■ Provided material ■
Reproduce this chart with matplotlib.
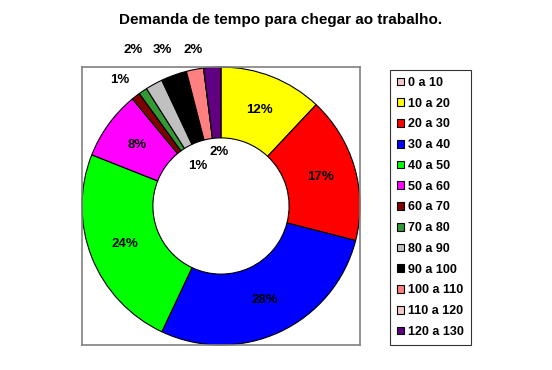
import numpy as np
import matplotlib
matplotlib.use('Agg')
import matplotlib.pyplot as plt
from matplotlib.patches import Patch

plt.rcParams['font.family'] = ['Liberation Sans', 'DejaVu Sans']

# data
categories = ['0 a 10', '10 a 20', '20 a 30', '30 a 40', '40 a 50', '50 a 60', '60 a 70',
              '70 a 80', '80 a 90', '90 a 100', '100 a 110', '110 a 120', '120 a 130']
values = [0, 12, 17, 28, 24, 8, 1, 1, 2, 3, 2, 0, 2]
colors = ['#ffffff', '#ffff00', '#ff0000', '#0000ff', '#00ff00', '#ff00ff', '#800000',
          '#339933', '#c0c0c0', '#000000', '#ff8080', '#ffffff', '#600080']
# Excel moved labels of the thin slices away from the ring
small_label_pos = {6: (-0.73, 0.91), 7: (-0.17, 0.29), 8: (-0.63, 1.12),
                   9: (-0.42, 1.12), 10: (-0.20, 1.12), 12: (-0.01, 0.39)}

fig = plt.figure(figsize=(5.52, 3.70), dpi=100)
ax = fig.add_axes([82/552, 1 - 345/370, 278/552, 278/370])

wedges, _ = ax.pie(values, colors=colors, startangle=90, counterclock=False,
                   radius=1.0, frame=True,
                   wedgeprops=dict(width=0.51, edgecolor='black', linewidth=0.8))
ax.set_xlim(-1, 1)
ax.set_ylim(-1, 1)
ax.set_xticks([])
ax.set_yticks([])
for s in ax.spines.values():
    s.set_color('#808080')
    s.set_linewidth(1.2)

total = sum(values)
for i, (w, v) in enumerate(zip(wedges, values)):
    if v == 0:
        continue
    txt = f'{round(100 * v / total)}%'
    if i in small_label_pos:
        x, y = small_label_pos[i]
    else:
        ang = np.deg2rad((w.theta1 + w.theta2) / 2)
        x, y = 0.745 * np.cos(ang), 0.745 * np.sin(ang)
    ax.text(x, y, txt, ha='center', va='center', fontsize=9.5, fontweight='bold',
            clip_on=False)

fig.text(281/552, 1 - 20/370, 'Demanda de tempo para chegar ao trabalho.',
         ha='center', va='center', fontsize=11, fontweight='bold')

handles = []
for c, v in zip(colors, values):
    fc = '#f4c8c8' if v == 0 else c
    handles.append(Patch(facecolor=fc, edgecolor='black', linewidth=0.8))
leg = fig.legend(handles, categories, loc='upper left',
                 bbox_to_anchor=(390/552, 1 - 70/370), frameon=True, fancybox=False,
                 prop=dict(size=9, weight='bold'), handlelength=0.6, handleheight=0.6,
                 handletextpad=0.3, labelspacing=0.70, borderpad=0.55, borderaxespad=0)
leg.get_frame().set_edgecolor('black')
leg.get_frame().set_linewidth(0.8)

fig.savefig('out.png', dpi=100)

■ Task prompt ■
Leave out any pictures and return exactly the lines from the beginning of the data through the line with "plt.rcParams['font.family'] = ['Liberation", inclusive.

■ Output for this exercise ■
Reproduce this chart with matplotlib.
import numpy as np
import matplotlib
matplotlib.use('Agg')
import matplotlib.pyplot as plt
from matplotlib.patches import Patch

plt.rcParams['font.family'] = ['Liberation Sans', 'DejaVu Sans']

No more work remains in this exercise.